The FERC order said that the natural gas trading activity was reported to an internal BP compliance group established after the 2007 propane settlement. FERC said that while BP conducted an internal investigation, it had failed to take the probe “seriously” and had failed to collect “critical” trading data from the period.

Traders and executives have questioned whether FERC is focusing on trading practices that are less obviously manipulative than the Enron-era scandals of a decade ago, leading some to say it is unnerving many in the industry.


FERC alleges that BP’s traders used the company’s transportation capacity between two natural gas hubs in Texas, Katy and the Houston Ship Channel, in a manner that suggested BP was trading to benefit another position.

Going into September 2008, FERC said BP had positions that would rise in value if prices at the Houston Ship Channel fell relative to those at Henry Hub in Louisiana, the delivery point for the benchmark U.S. natural gas futures contract.

When Hurricane Ike made landfall near Galveston, Texas, on September 13, 2008, Houston Ship Channel prices plummeted as many small intrastate pipelines were shut in, resulting in lower-than-normal flows of gas out of the Houston region.

FERC said this meant the company’s position was suddenly worth millions of dollars, but only if Houston Ship Channel prices stayed depressed until the end of the month.

FERC said senior BP gas trader Gradyn Comfort, with the cooperation of two colleagues, Nesha Barnhart and Clayton Luskie, began selling physical gas at loss-making prices in the Houston Ship Channel around September 18.

Because the alleged scheme appeared to be working, FERC said, the traders extended the trading strategy into November 2008.

To implement the plan, FERC said the traders “only had to expand their existing positions and exploit more of the (company’s) transport capacity, rather than justify an entirely new trading strategy to their supervisors.”


FERC said the “manipulative scheme” was discovered when Luskie was at a BP trader-training program in November 2008 and “tried to impress a senior BP trader by explaining the team’s scheme,” FERC said. Luskie had only worked for the firm since that August.

When the senior trader questioned the legality of their strategy, Luskie called Comfort, a trader with 17 years experience, on his number at the trading desk - a recorded line.

On the November 5, 2008, recorded call, FERC said Luskie repeatedly asked Comfort for a legitimate explanation of the team’s physical trading.

“So how would you explain our, um, our dealings on (Houston Pipeline) and with our paper position that don’t make it sound like we’re manipulating the index?” Luskie asked Comfort, according to the FERC order.

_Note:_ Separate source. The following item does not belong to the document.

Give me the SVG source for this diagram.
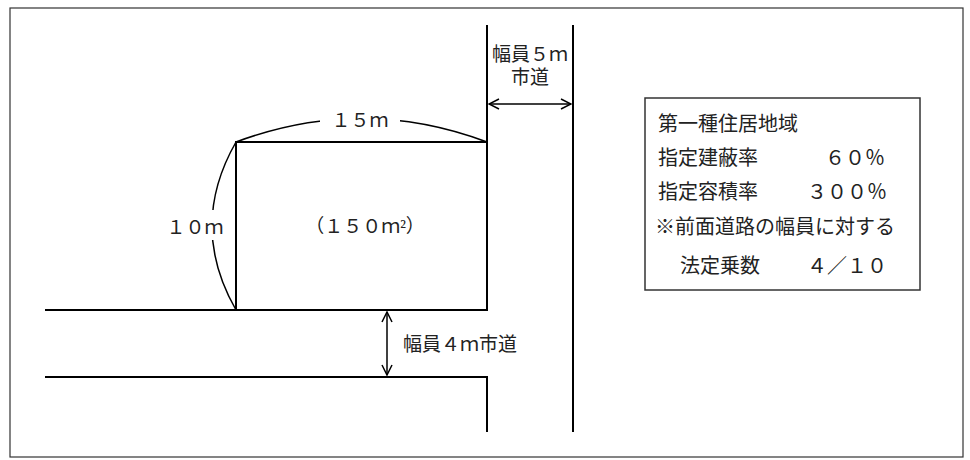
<svg xmlns="http://www.w3.org/2000/svg" width="970" height="460" viewBox="0 0 970 460">
<style>
.l{stroke:#000;stroke-width:2;fill:none}
.a{stroke:#000;stroke-width:1.5;fill:none}
text{font-family:"Liberation Serif","Noto Sans CJK JP",serif;font-size:19px;fill:#222}
#info text{font-size:20px}
</style>
<defs>
<marker id="ah" viewBox="0 0 12 12" refX="11" refY="6" markerWidth="12" markerHeight="12" markerUnits="userSpaceOnUse" orient="auto-start-reverse"><path d="M1,1 L11,6 L1,11" fill="none" stroke="#000" stroke-width="1.5"/></marker>
</defs>
<rect width="970" height="460" fill="#fff"/>
<rect x="10" y="8" width="953" height="449" fill="none" stroke="#333" stroke-width="1.2"/>
<g id="connectors">
<path class="l" d="M487,25 V142 M573,25 V432 M45,310 H236 M45,377 H487 V432"/>
<path class="a" d="M236,142 Q362,95 487,142"/>
<path class="a" d="M236,142 Q188,226 236,310"/>
<rect x="320" y="106" width="80" height="26" fill="#fff"/>
<rect x="158" y="210" width="74" height="30" fill="#fff"/>
<line class="a" x1="489" y1="104" x2="571" y2="104" marker-start="url(#ah)" marker-end="url(#ah)"/>
<line class="a" x1="387" y1="312" x2="387" y2="375" marker-start="url(#ah)" marker-end="url(#ah)"/>
</g>
<g id="lot">
<rect class="l" x="236" y="142" width="251" height="168"/>
<text x="365" y="233" text-anchor="middle">（１５０ｍ²）</text>
</g>
<g id="dim15"><text x="360" y="127" text-anchor="middle">１５ｍ</text></g>
<g id="dim10"><text x="195" y="234" text-anchor="middle">１０ｍ</text></g>
<g id="road5"><text x="530" y="61" text-anchor="middle">幅員５ｍ</text><text x="530" y="84" text-anchor="middle">市道</text></g>
<g id="road4"><text x="403" y="351">幅員４ｍ市道</text></g>
<g id="info">
<rect x="645" y="98" width="275" height="192" fill="#fff" stroke="#333" stroke-width="1.5"/>
<text x="658" y="131">第一種住居地域</text>
<text x="658" y="165">指定建蔽率</text><text x="825" y="165">６０％</text>
<text x="658" y="199">指定容積率</text><text x="807" y="199">３００％</text>
<text x="655" y="234">※前面道路の幅員に対する</text>
<text x="680" y="273">法定乗数</text><text x="807" y="273">４／１０</text>
</g>
</svg>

Comfort’s initial reaction was to cut off Luskie’s questioning, FERC said. When pressed further by Luskie, Comfort made a few short statements, interspersed by long pauses.

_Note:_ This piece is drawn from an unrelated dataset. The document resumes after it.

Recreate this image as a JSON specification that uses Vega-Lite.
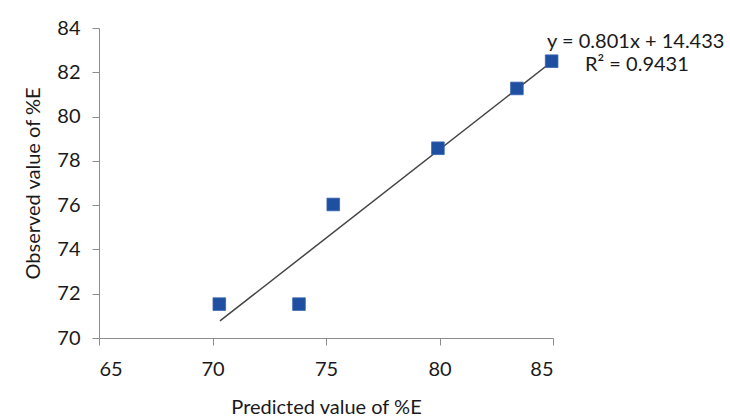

Luskie subsequently called back on an unrecorded cell phone circuit, FERC said.

BP denied its traders did anything wrong and said “FERC bases its allegations on a recorded two-minute phone conversation between a BP trainee and BP natural gas trader that the regulator has taken completely out of context.”

“The recording does not support any allegation of wrongdoing,” BP’s Morrell said. “In fact, the trainee involved in the conversation states that his characterization was incorrect and the trader never agrees with nor condones the trainee’s statements.”

Despite Comfort’s repeated interruptions, FERC said Luskie’s statements on the recorded call were sufficient to provide staff with an outline of the traders’ scheme, which the underlying trade data confirmed.